March 17, 2022
Nick Encalada-Malinowski, firstname.lastname@example.org, 347-259-4835
Mariah McGough, Mariah@vocal-ny.org, 203 470 9979
VOCAL-NY SLAMS GOV. HOCHUL FOR RUSHING THROUGH BAIL ROLLBACKS IN LAST DAYS OF BUDGET SESSION
NEW YORK — In response to Governor Hochul’s 10-point plan to increase mass incarceration in New York State, VOCAL-NY released the following statement, attributable to VOCAL-NY Civil Rights Union Leader Roger Clark:
“It’s wrong for the Governor to cave to pressure on bail, discovery and raise the age. Those have been good reforms that have helped a lot of people and that are unconnected to any violence that we are seeing in the streets. It’s especially hurtful to see the Lieutenant Governor, who was an advocate for criminal justice reform and as a Black man from Harlem who knows the harms of the system, roll over.
This proposal is extremely punitive. They are trying to go after people because of their record and that’s discriminatory and just not right. Prosecutors want to go back to the days of trial by ambush by withholding evidence and using bail to coerce guilty pleas. The governor should not go along with that.

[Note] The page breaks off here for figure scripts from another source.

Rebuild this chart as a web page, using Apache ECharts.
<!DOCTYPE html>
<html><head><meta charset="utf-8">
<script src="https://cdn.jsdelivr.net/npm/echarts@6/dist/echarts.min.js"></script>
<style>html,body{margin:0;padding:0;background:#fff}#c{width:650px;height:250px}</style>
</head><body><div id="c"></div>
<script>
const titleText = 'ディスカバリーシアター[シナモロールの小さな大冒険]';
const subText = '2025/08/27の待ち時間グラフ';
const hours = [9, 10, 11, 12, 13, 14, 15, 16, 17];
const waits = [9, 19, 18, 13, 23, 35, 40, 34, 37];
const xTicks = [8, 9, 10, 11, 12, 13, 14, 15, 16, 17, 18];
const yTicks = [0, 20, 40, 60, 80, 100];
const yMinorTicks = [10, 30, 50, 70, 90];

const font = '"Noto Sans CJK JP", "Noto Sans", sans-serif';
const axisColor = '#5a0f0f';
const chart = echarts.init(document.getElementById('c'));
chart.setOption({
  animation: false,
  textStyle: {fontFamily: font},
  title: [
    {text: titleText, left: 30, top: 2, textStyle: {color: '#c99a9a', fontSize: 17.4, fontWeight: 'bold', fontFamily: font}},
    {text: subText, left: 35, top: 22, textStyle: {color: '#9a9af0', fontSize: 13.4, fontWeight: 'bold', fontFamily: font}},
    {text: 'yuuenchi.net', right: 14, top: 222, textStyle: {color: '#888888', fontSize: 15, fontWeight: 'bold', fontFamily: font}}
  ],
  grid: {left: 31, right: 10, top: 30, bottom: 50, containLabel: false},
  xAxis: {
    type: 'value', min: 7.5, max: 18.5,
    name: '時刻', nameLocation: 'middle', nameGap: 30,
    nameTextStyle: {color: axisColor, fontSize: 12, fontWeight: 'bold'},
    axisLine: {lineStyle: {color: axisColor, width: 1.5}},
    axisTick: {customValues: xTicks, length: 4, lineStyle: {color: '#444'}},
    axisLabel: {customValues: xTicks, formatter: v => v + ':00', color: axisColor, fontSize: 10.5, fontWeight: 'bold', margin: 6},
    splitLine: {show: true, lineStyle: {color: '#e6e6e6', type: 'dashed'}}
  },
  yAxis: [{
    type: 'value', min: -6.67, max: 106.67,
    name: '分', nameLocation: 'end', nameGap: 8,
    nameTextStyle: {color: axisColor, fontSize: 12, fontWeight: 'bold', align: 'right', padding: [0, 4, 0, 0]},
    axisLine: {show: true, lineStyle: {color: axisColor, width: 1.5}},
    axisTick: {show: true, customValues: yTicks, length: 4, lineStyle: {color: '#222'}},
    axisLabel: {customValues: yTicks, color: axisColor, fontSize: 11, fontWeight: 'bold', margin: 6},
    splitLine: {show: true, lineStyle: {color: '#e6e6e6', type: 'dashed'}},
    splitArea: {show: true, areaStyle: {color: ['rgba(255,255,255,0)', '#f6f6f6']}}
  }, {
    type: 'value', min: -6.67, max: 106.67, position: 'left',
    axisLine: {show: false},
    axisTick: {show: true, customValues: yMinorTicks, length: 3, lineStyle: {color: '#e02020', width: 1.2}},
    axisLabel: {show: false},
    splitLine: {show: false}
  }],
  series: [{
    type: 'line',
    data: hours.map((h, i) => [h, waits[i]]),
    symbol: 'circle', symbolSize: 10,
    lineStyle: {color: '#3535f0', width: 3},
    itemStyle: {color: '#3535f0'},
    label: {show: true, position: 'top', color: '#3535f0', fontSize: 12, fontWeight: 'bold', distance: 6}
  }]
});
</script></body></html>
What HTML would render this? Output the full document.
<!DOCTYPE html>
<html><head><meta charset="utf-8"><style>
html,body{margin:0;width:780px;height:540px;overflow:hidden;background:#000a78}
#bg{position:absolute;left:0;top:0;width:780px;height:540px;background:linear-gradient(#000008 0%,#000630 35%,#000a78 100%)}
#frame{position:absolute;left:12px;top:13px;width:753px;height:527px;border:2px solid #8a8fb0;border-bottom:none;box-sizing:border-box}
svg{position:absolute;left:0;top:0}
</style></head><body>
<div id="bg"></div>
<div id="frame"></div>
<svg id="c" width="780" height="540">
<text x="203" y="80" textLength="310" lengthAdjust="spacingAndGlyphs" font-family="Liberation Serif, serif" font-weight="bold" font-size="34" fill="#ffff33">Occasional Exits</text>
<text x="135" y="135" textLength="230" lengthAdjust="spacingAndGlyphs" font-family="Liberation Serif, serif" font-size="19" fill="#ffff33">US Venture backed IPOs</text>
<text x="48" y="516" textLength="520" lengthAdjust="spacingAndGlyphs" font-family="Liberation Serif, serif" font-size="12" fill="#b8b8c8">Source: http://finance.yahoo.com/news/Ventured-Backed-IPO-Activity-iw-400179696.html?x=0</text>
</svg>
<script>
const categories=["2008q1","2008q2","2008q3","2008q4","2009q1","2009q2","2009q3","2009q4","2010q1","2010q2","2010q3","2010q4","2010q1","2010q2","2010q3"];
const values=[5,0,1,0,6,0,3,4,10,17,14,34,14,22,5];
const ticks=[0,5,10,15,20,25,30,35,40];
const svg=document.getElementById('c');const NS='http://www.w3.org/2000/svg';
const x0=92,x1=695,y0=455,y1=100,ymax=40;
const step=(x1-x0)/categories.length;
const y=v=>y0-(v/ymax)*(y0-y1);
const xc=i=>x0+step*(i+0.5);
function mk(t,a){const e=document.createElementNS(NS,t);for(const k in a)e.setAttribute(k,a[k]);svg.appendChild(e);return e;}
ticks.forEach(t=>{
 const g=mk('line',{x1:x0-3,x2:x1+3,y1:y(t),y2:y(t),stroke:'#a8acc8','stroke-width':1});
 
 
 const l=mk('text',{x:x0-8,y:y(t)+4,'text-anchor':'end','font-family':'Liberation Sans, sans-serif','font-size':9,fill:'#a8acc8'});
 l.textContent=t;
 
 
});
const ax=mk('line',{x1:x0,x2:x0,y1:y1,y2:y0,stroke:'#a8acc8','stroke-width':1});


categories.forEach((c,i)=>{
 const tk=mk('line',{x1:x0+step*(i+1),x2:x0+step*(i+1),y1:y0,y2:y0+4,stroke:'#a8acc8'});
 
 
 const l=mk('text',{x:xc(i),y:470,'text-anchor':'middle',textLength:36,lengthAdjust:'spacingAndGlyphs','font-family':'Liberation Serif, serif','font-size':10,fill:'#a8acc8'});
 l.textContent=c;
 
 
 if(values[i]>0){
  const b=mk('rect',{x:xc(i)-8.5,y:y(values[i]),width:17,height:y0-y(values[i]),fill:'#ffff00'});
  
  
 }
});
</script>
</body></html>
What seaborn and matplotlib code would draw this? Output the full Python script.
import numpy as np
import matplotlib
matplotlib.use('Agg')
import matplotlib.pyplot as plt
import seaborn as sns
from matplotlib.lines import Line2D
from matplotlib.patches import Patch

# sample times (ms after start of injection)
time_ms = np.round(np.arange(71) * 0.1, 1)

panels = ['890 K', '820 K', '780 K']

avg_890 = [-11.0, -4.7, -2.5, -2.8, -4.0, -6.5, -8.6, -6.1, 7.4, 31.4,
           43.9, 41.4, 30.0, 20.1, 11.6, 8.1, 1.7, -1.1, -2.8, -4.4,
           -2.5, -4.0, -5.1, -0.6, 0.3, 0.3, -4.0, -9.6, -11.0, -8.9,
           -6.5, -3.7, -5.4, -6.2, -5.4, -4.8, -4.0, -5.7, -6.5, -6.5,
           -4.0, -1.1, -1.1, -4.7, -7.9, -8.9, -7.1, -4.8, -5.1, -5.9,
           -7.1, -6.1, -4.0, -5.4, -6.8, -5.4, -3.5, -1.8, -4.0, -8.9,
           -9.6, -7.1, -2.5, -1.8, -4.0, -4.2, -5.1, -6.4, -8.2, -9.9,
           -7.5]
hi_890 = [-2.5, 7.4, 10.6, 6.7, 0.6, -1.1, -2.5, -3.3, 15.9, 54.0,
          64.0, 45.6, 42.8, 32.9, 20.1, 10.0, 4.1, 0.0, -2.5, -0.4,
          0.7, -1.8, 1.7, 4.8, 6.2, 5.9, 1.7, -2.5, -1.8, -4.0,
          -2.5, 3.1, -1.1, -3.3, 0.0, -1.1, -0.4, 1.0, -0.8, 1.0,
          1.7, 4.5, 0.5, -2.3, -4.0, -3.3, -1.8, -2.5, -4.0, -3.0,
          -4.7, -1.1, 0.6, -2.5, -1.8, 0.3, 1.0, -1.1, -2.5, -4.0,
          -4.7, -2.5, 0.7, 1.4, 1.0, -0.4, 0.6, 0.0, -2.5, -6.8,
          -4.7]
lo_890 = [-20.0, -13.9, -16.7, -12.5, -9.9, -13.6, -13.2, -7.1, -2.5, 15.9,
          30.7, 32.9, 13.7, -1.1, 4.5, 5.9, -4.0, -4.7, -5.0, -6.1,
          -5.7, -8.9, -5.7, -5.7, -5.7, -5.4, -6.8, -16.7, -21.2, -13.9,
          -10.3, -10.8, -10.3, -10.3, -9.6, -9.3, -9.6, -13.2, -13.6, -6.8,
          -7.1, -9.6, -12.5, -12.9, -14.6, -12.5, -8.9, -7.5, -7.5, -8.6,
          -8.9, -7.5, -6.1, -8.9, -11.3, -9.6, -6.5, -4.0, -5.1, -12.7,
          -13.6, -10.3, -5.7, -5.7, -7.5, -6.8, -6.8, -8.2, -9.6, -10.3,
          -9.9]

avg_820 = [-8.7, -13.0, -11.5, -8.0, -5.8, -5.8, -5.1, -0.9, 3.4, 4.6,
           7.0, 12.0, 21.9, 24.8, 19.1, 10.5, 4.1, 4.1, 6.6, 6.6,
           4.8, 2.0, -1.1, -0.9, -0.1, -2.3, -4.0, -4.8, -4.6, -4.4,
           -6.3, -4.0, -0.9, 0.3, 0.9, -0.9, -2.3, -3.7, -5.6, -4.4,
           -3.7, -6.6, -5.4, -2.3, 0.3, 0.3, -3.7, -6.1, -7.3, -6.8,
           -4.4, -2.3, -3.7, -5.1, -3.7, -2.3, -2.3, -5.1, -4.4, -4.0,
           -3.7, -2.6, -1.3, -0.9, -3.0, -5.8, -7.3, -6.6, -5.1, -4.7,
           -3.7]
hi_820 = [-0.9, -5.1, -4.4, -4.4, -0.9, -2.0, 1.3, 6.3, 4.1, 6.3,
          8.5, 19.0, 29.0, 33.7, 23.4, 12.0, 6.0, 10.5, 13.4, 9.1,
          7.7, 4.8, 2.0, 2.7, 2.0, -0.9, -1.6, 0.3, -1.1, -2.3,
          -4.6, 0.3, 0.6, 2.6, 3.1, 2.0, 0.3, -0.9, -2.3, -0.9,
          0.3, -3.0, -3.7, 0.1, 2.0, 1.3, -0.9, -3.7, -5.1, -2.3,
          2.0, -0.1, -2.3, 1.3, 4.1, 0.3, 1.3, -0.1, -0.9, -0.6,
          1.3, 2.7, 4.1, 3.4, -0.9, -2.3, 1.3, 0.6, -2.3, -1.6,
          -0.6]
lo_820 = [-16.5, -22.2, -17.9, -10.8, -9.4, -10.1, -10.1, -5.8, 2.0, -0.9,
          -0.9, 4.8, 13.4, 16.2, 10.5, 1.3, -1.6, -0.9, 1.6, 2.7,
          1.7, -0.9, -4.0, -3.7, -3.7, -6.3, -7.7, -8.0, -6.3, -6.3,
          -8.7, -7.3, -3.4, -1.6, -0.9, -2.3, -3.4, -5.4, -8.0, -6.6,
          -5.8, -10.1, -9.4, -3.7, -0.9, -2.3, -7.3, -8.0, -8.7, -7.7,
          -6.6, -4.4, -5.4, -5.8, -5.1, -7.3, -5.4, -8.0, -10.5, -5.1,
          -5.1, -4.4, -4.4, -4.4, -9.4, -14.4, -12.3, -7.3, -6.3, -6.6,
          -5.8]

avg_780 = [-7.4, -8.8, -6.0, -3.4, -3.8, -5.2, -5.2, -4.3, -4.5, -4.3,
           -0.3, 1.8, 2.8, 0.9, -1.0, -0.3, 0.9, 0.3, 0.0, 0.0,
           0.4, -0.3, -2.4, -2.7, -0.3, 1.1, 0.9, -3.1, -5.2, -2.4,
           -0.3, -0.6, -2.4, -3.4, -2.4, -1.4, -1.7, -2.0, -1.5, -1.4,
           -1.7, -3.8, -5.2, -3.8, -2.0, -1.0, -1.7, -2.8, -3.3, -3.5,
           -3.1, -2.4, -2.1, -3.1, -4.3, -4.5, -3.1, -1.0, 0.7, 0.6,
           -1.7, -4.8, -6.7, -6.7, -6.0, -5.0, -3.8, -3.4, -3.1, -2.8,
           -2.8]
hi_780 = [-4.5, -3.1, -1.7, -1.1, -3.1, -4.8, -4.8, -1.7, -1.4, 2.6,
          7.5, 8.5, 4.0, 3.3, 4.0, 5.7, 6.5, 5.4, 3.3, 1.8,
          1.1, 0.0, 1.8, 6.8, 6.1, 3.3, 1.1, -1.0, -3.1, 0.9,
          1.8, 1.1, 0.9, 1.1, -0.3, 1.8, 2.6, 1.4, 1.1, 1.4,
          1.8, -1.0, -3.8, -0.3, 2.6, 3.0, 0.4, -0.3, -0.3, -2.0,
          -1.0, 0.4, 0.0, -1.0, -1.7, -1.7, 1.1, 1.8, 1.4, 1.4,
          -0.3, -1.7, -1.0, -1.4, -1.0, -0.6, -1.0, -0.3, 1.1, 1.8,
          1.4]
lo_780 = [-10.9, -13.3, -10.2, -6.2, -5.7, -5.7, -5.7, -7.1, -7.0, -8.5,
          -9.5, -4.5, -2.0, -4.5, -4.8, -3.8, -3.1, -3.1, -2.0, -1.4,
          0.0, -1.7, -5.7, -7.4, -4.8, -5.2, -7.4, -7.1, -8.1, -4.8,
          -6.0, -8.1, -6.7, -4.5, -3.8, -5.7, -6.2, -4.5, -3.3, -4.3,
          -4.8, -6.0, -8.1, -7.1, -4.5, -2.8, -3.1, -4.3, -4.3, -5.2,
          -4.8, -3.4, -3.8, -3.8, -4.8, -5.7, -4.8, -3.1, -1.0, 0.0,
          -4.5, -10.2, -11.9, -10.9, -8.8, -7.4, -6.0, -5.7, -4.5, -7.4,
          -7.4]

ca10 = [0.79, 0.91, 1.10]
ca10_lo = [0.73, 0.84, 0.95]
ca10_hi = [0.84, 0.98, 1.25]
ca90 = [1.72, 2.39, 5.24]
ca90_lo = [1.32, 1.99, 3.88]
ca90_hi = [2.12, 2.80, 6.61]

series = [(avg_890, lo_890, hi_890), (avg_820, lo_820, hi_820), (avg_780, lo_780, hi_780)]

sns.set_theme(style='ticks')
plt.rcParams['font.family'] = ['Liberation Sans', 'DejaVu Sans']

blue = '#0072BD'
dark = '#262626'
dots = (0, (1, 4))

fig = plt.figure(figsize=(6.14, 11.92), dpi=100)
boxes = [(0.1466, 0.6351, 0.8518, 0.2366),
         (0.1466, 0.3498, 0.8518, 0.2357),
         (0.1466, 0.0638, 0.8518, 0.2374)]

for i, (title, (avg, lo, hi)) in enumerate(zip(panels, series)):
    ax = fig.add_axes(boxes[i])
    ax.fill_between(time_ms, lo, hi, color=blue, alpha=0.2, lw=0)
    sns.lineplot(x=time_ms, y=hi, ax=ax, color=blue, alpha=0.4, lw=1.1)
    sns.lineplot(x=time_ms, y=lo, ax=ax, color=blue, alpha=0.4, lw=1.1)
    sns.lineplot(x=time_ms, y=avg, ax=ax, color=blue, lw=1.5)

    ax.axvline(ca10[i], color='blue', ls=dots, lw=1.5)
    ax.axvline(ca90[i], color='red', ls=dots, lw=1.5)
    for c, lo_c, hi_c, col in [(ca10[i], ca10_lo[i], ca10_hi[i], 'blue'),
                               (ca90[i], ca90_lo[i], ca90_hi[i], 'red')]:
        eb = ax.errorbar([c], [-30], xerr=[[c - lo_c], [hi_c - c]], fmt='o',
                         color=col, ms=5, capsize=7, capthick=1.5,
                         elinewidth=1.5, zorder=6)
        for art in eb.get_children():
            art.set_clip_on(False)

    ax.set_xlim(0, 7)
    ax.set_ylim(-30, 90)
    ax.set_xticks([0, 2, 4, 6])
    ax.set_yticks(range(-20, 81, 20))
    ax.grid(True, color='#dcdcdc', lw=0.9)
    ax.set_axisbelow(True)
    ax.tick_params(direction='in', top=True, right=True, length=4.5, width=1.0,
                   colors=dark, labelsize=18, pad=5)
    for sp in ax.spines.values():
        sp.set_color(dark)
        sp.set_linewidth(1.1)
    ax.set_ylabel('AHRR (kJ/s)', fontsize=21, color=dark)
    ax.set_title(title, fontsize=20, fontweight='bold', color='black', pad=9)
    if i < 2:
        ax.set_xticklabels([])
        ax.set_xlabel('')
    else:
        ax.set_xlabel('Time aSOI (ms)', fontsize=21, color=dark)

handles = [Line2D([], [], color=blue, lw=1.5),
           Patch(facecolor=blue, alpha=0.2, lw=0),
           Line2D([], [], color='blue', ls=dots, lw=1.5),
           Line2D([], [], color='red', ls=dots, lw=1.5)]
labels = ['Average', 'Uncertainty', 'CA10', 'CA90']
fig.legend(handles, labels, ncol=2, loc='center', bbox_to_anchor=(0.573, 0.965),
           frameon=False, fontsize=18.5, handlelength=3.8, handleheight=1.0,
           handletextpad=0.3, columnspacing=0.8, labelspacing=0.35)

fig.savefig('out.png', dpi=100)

I pray that Carl Heastie and Andrea Stewart-Cousins will push back and stick to their guns and not cave to the same pressure.”
After claiming she would “not cave to pressure” on rolling back bail reform, Governor Hochul has changed her tune. Her push for bail rollbacks in the last weeks of the budget session replicates the Cuomo administration playbook, despite trying to set herself apart from her predecessor. She made clear that she would leave this issue to the Legislature, and Senate Majority Leader Stewart-Cousins has made clear that she does not intend to repeal the reforms.
Bail reform caused an immediate—and significant—decrease in jail populations across New York State; numbers fell by nearly one-third in a matter of months. This means that people who, in the past, would have been in jail because they couldn’t afford bail were able to return to their families and their jobs while awaiting trial. These positive impacts were most heavily felt by Black New Yorkers and people living outside of New York City, who were most likely to be jailed before the reforms took effect.